The undersigned hereby constitutes and appoints each of Jon D. Botsford, Meredith M. Graham and Dianna Bisher the undersigned’s true and lawful attorney-in-fact to:

  (1)   execute for and on behalf of the undersigned, in the undersigned’s capacity as a director or officer of Furniture Brands International, Inc., a Delaware corporation (the “Company”), Forms 3, 4, and 5 in accordance with Section 16(a) of the Securities Exchange Act of 1934 and the rules thereunder;

  (2)   do and perform any and all acts for and on behalf of the undersigned which may be necessary or desirable to complete and execute any such Form 3, 4, or 5 and timely file such form with the United States Securities and Exchange Commission and any stock exchange or similar authority; and

  (3)   take any other action of any type whatsoever in connection with the foregoing which, in the opinion of such attorney-in-fact, may be of benefit to, in the best interest of, or legally required by, the undersigned, it being understood that the documents executed by such attorney-in-fact on behalf of the undersigned pursuant to this Power of Attorney shall be in such form and shall contain such terms and conditions as such attorney-in-fact may approve in such attorney-in-fact’s discretion.

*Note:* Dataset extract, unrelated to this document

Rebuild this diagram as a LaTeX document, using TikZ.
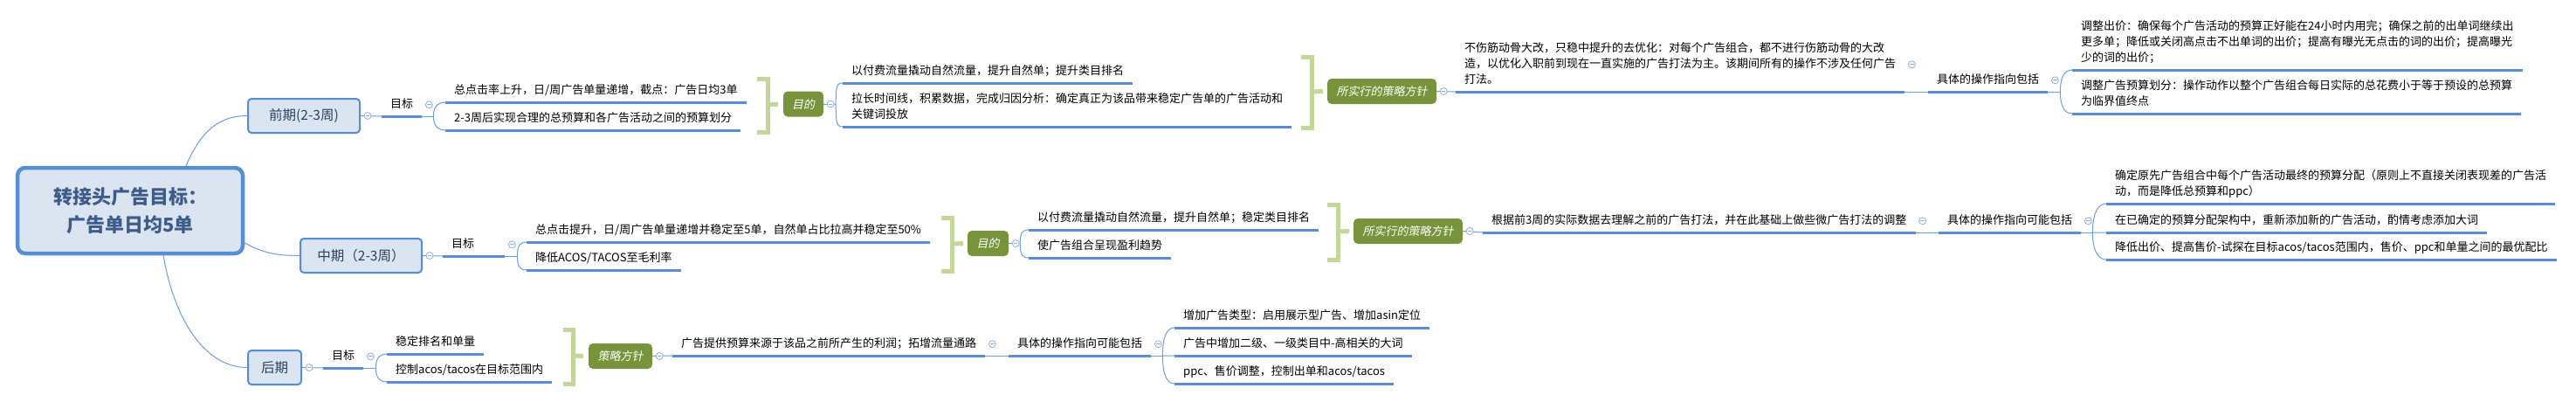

The undersigned hereby grants to each such attorney-in-fact full power and authority to do and perform any and every act and thing whatsoever requisite, necessary, or proper to be done in the exercise of any of the rights and powers herein granted, as fully to all intents and purposes as the undersigned might or could do if personally present, with full power of substitution or revocation, hereby ratifying and confirming all that such attorney-in-fact, or such attorney-in-fact’s substitute or substitutes, shall lawfully do or cause to be done by virtue of this power of attorney and the rights and powers herein granted. The undersigned acknowledges that the foregoing attorneys-in-fact, in serving in such capacity at the request of the undersigned, are not assuming, nor is the Company assuming, any of the undersigned’s responsibilities to comply with Section 16 of the Securities Exchange act of 1934.

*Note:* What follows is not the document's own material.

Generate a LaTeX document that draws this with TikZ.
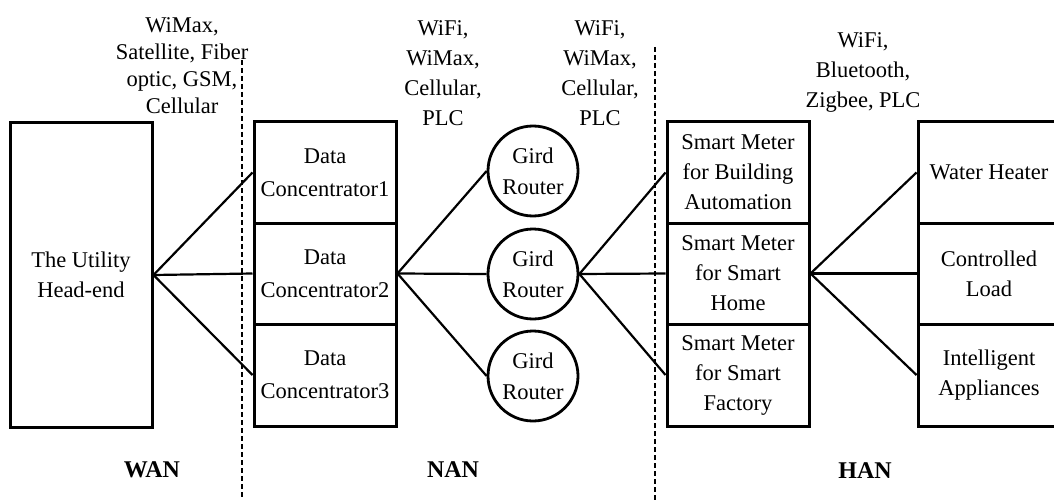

This Power of Attorney shall remain in full force and effect until the undersigned is no longer required to file Forms 3, 4, and 5 with respect to the undersigned’s holdings of and transactions in the securities issued by the Company, unless earlier revoked by the undersigned in a signed writing delivered to the foregoing attorneys-in-fact.

IN WITNESS WHEREOF, the undersigned has caused this Power of Attorney to be executed as of this 1st day of December, 2008.